Yang saya tahu menikah harus menyertai tiga faktor kesiapan: siap seksual, siap mental (termasuk di dalamnya spiritual) dan siap finansial.
Dan menyoal siap finansial adalah penghasilan yang dicari dengan usaha sendiri—bukan ujug-ujug dari jatah warisan.
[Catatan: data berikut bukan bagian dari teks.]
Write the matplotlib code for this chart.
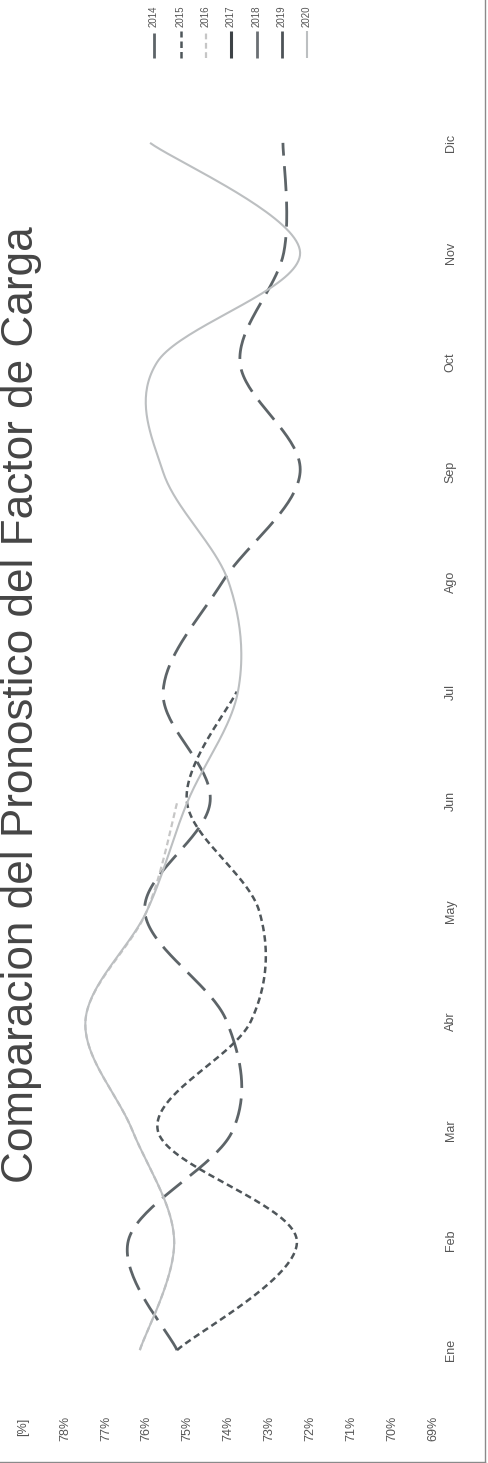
import numpy as np
import matplotlib
matplotlib.use('Agg')
import matplotlib.pyplot as plt
from matplotlib.lines import Line2D

plt.rcParams['font.family'] = ['Liberation Sans', 'DejaVu Sans']

# ---------------- data ----------------
months = ['Ene', 'Feb', 'Mar', 'Abr', 'May', 'Jun', 'Jul', 'Ago', 'Sep', 'Oct', 'Nov', 'Dic']
value_ticks = [78, 77, 76, 75, 74, 73, 72, 71, 70, 69]
value_tick_labels = ['78%', '77%', '76%', '75%', '74%', '73%', '72%', '71%', '70%', '69%']
years = ['2014', '2015', '2016', '2017', '2018', '2019', '2020']

fc_2014 = [75.26, 76.45, 73.90, 74.05, 76.05, 74.45, 75.60, 74.15, 72.25, 73.72, 72.65, 72.67]
fc_2015 = [75.26, 72.33, 75.73, 73.45, 73.25, 75.02, 73.80]
fc_2016 = [76.17, 75.33, 76.35, 77.50, 76.00, 75.25]
fc_2017 = []
fc_2018 = []
fc_2019 = []
fc_2020 = [76.17, 75.33, 76.35, 77.50, 76.00, 75.00, 73.77, 74.00, 75.60, 75.75, 72.25, 75.92]

title = 'Comparacion del Pronostico del Factor de Carga'

# ---------------- helpers ----------------
W, H = 489, 1463


def fx(px):
    return px / W


def fy(py):
    return 1 - py / H


def smooth(vals, n=40):
    """Excel-like smoothed line (Catmull-Rom as cubic Bezier)."""
    p = np.asarray(vals, float)
    k = len(p)
    if k < 2:
        return p, np.arange(k, dtype=float)
    P = np.column_stack([np.arange(k, dtype=float), p])
    Pe = np.vstack([P[0], P, P[-1]])
    out = []
    for i in range(k - 1):
        p0, p1, p2, p3 = Pe[i], Pe[i + 1], Pe[i + 2], Pe[i + 3]
        c1 = p1 + (p2 - p0) / 6
        c2 = p2 - (p3 - p1) / 6
        t = np.linspace(0, 1, n, endpoint=(i == k - 2))[:, None]
        B = (1 - t) ** 3 * p1 + 3 * (1 - t) ** 2 * t * c1 + 3 * (1 - t) * t ** 2 * c2 + t ** 3 * p2
        out.append(B)
    B = np.vstack(out)
    return B[:, 1], B[:, 0]   # values (horizontal), month index (vertical)


styles = {
    '2014': dict(color='#5d6468', lw=2.0, dashes=(9, 3.8)),
    '2015': dict(color='#4f565a', lw=1.8, dashes=(2.6, 1.6)),
    '2016': dict(color='#c6c6c6', lw=1.6, dashes=(2.6, 1.6)),
    '2017': dict(color='#3d4246', lw=2.2, dashes=None),
    '2018': dict(color='#6a6f73', lw=2.0, dashes=None),
    '2019': dict(color='#4d5357', lw=2.0, dashes=None),
    '2020': dict(color='#bcbfc1', lw=1.5, dashes=None),
}
series = {'2014': fc_2014, '2015': fc_2015, '2016': fc_2016, '2017': fc_2017,
          '2018': fc_2018, '2019': fc_2019, '2020': fc_2020}

# ---------------- figure ----------------
fig = plt.figure(figsize=(W / 100, H / 100), dpi=100)
fig.patch.set_facecolor('white')

ax = fig.add_axes([fx(65), fy(1405), fx(433) - fx(65), fy(88) - fy(1405)])
ax.set_facecolor('none')

for yr in years:
    vals = series[yr]
    if len(vals) == 0:
        continue
    st = styles[yr]
    xs, ys = smooth(vals)
    line, = ax.plot(xs, ys, color=st['color'], lw=st['lw'], solid_capstyle='butt',
                    dash_capstyle='butt')
    if st['dashes']:
        line.set_dashes(st['dashes'])

ax.set_xlim(78, 69)
ax.set_ylim(-0.5, 11.5)
ax.set_xticks(value_ticks)
ax.set_xticklabels(value_tick_labels, rotation=90, va='top', ha='center')
ax.set_yticks(range(len(months)))
ax.set_yticklabels(months, rotation=90, va='center')
ax.yaxis.tick_right()
ax.tick_params(axis='x', length=0, pad=8, labelsize=9, labelcolor='#555555')
ax.tick_params(axis='y', length=0, pad=8.5, labelsize=9, labelcolor='#555555')
for s in ax.spines.values():
    s.set_visible(False)

# unit label
fig.text(fx(23), fy(1427), '[%]', rotation=90, ha='center', va='center',
         fontsize=9, color='#555555')

# title (rotated, fitted to its length in the reference)
t = fig.text(fx(1), fy(705), title, rotation=90, ha='left', va='center',
             fontsize=24, color='#454545')
fig.canvas.draw()
ext = t.get_window_extent(renderer=fig.canvas.get_renderer())
t.set_fontsize(24 * 956 / ext.height)

# legend (rotated, laid out along the top)
leg_x = [154, 181, 206, 231, 257, 282, 307]
for yr, lx in zip(years, leg_x):
    st = styles[yr]
    ln = Line2D([fx(lx), fx(lx)], [fy(58), fy(31)], transform=fig.transFigure,
                color=st['color'], lw=st['lw'], solid_capstyle='butt', dash_capstyle='butt')
    if st['dashes']:
        ln.set_dashes(st['dashes'])
    fig.add_artist(ln)
    fig.text(fx(lx), fy(27), yr, rotation=90, ha='center', va='bottom',
             fontsize=7, color='#555555')

# chart frame (right and bottom edges visible in the scan)
fig.add_artist(Line2D([fx(485), fx(485)], [fy(0), fy(1462)], transform=fig.transFigure,
                      color='#8a8a8a', lw=1.0))
fig.add_artist(Line2D([fx(0), fx(485)], [fy(1462), fy(1462)], transform=fig.transFigure,
                      color='#8a8a8a', lw=1.0))

fig.savefig('out.png', dpi=100, facecolor='white')
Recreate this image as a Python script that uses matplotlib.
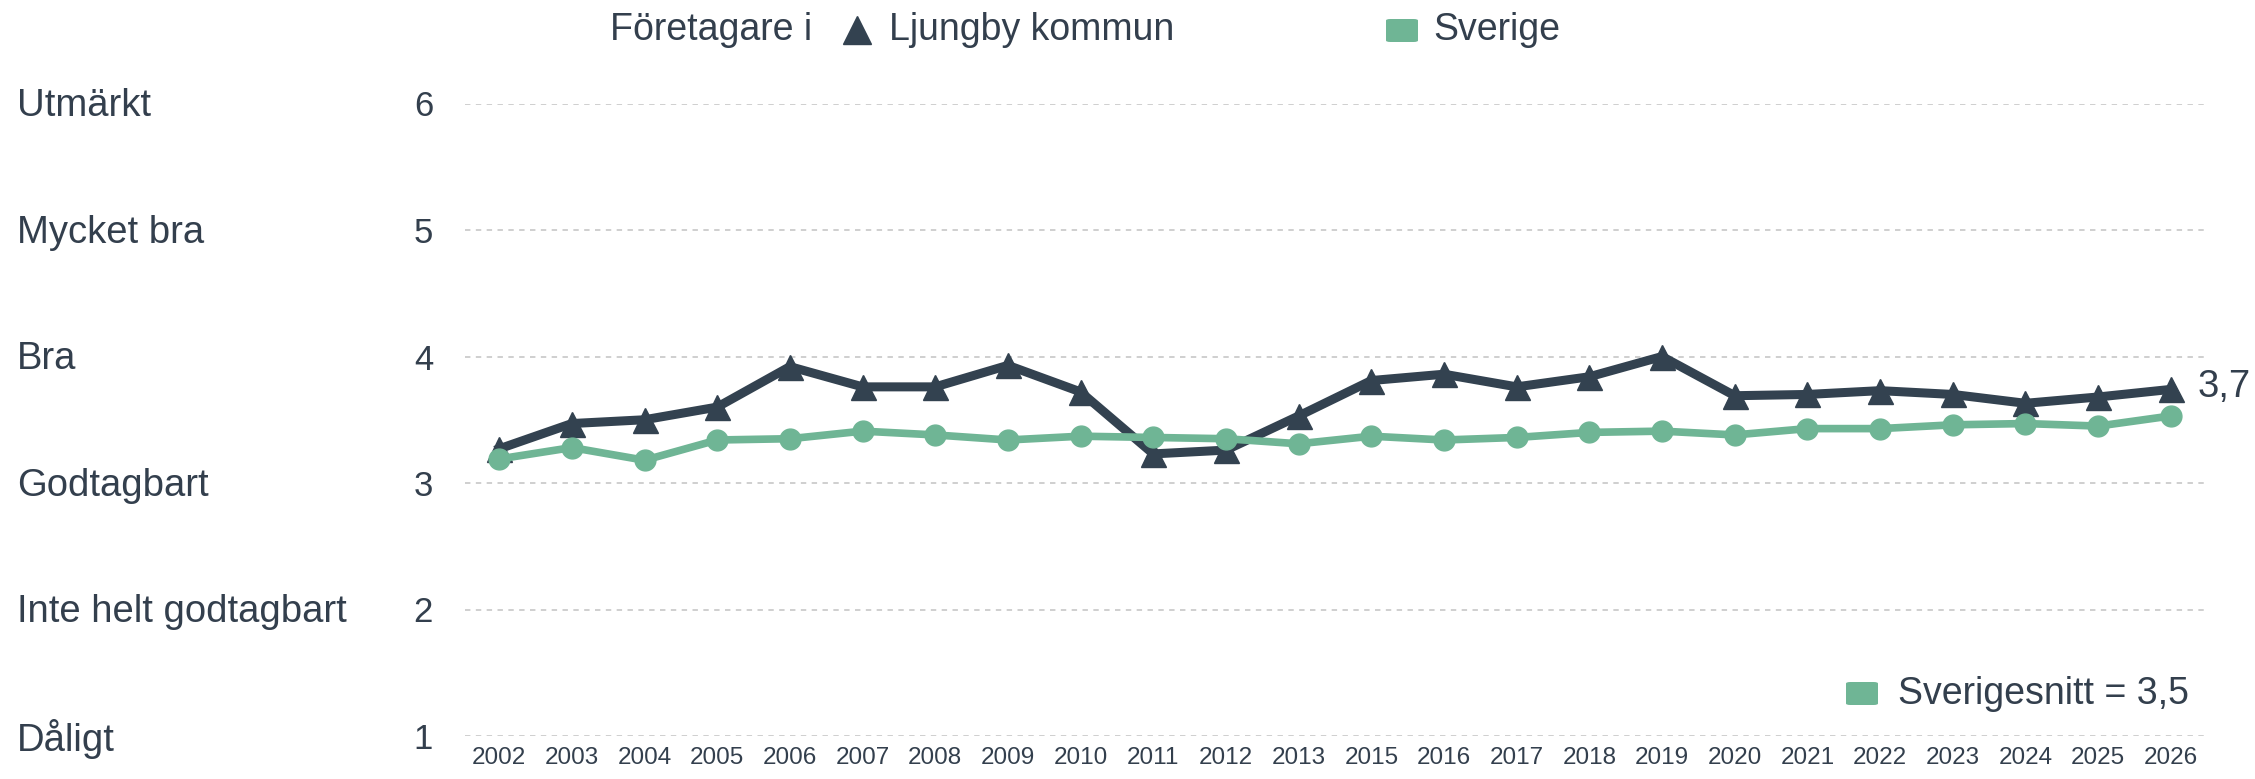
import matplotlib
matplotlib.use("Agg")
import matplotlib.pyplot as plt
import matplotlib.transforms as mtransforms
from matplotlib.patches import FancyBboxPatch
from matplotlib.lines import Line2D

years = ["2002", "2003", "2004", "2005", "2006", "2007", "2008", "2009", "2010", "2011",
         "2012", "2013", "2015", "2016", "2017", "2018", "2019", "2020", "2021", "2022",
         "2023", "2024", "2025", "2026"]
ljungby = [3.27, 3.47, 3.50, 3.60, 3.92, 3.76, 3.76, 3.93, 3.72, 3.23,
           3.26, 3.53, 3.81, 3.86, 3.76, 3.84, 4.00, 3.69, 3.70, 3.73,
           3.70, 3.63, 3.68, 3.74]
sverige = [3.19, 3.28, 3.18, 3.34, 3.35, 3.41, 3.38, 3.34, 3.37, 3.36,
           3.35, 3.31, 3.37, 3.34, 3.36, 3.40, 3.41, 3.38, 3.43, 3.43,
           3.46, 3.47, 3.45, 3.53]
scale_labels = ["Dåligt", "Inte helt godtagbart", "Godtagbart", "Bra", "Mycket bra", "Utmärkt"]
scale_values = [1, 2, 3, 4, 5, 6]
last_label = "3,7"
avg_label = "Sverigesnitt = 3,5"
legend_prefix = "Företagare i"
legend_names = ["Ljungby kommun", "Sverige"]

DARK = "#334250"
GREEN = "#6fb595"
TEXT = "#333f4d"
FONT = ["Liberation Sans", "DejaVu Sans"]
plt.rcParams["font.family"] = FONT

W, H = 2255, 779
fig = plt.figure(figsize=(W / 100, H / 100), dpi=100)
ax = fig.add_axes([465 / W, 1 - 736 / H, (2205 - 465) / W, (736 - 103.5) / H])

x = list(range(len(years)))
ax.plot(x, ljungby, color=DARK, lw=6.5, marker="^", ms=18, zorder=3, clip_on=False,
        solid_joinstyle="miter")
ax.plot(x, sverige, color=GREEN, lw=5.5, marker="o", ms=15, zorder=4, clip_on=False)

ax.set_xlim(-0.47, len(years) - 1 + 0.47)
ax.set_ylim(1, 6)
ax.set_yticks(scale_values)
ax.set_yticklabels([str(v) for v in scale_values])
ax.set_xticks(x)
ax.set_xticklabels(years)
ax.tick_params(axis="y", length=0, pad=23, labelsize=25, labelcolor=TEXT)
ax.tick_params(axis="x", length=0, pad=8, labelsize=17.5, labelcolor=TEXT)
for s in ax.spines.values():
    s.set_visible(False)
ax.grid(axis="y", color="#cccccc", lw=1.3, linestyle=(0, (3, 3)))
ax.grid(axis="x", visible=False)
ax.set_axisbelow(True)

trans = mtransforms.blended_transform_factory(fig.transFigure, ax.transData)
for lab, v in zip(scale_labels, scale_values):
    ax.text(17 / W, v - 0.02, lab, transform=trans, ha="left", va="center", fontsize=27.5, color=TEXT)

# end label
ax.annotate(last_label, xy=(x[-1], ljungby[-1]), xytext=(19, 2), textcoords="offset points",
            ha="left", va="center", fontsize=27.5, color=TEXT, annotation_clip=False)

# top legend
ty = 1 - 30 / H
fig.text(610 / W, ty, legend_prefix, ha="left", va="center", fontsize=27, color=TEXT)
fig.add_artist(Line2D([857 / W], [ty], marker="^", ms=20, color=DARK, transform=fig.transFigure))
fig.text(889 / W, ty, legend_names[0], ha="left", va="center", fontsize=27, color=TEXT)
fig.add_artist(FancyBboxPatch((1386 / W, 1 - 42 / H), 32 / W, 23 / H,
                              boxstyle="round,pad=0,rounding_size=0.002",
                              transform=fig.transFigure, color=GREEN, lw=0))
fig.text(1433 / W, ty, legend_names[1], ha="left", va="center", fontsize=27, color=TEXT)

# average legend
ay = 1 - 694 / H
fig.add_artist(FancyBboxPatch((1846 / W, 1 - 705 / H), 32 / W, 23 / H,
                              boxstyle="round,pad=0,rounding_size=0.002",
                              transform=fig.transFigure, color=GREEN, lw=0))
fig.text(1898 / W, ay, avg_label, ha="left", va="center", fontsize=27, color=TEXT)

fig.savefig("out.png", dpi=100)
Meskipun bisa saya katakan, dengan warisan seseorang sudah mendapat hak "khusus" di mata penilaian orang-orang.
Bukan dengan cara itu—yang saya maksudkan adalah memiliki penghasilan yang berasal dari upayanya sendiri (baca: jika bercermin dengan kasus yang saya komentari di awal)—dan menurut saya, ada dua alasan yang menyertainya—mengapa laki-laki wajib memiliki penghasilan sebelum menikah.
#1 Bentuk tanggungjawab
Laki-laki HARUS berpenghasilan.
Bagi saya, tak ada istilah laki-laki duduk manis di rumah hanya dengan menghabiskan batang demi batang rokok atau bercangkir-cangkir kopi (baca: jika keduanya memang dilakukan karena candu) serta membuang kuota internet dengan percuma, tanpa menghasilkan apa-apa—dengan kata lain HANYA mengandalkan "pembiayaan" hidupnya dari orangtua.
Jika laki-laki sebelum menikah saja tidak bisa "mengawali" tanggungjawab terhadap dirinya sendiri (baca: tidak berpenghasilan), bukan tidak mungkin laki-laki tersebut kelak akan membiarkan tanggungjawab nafkah keluarga—hanya—diemban oleh isteri?Â
Namun perlu digarisbawahi, saya tidak mengatakan bahwa puan tidak boleh bekerja (baca: sebagai penyokong kebutuhan keluarga atau sebagai bentuk aktualisasi diri) dan hanya di rumah dengan menjadi ibu rumah tangga dan mengurus seluruh urusan domestik rumah tangga sekaligus menjaga anak setelah menikah (baca: hingga nyaris kelelahan dan tak sedikit menjadi sumber keluhan)—sementara beban pencarian nafkah mutlak diberikan pada laki-laki sebagai suami;
Bukan pula tidak membolehkan laki-laki menjadi bapak rumah tangga sementara isterinya berjuang mencari nafkah (baca: sedikit informasi, saya sendiri tidak semata-mata berpegang teguh atau mutlak tunduk pada istilah "harga diri laki-laki adalah bekerja dan menafkahi"—melainkan menganut konsep "setara" dan "saling" untuk segala urusan dalam rumah tangga yang pada praktiknya melakukan negosiasi antar pasangan).
Kedua pola tersebut akarnya terletak pada sistem atau budaya yang sejak semula manusia sendiri yang membuatnya (baca: yang justeru membuat manusia susah sendiri dan seringkali jadi bumerang).
Bukan—jelas bukan itu yang saya maksudkan.
Pada intinya, ini bukan tentang jumlah nominal uang yang dihasilkan laki-laki melainkan bentuk konkret tanggungjawabnya terhadap diri sendiri—terhadap dirinya.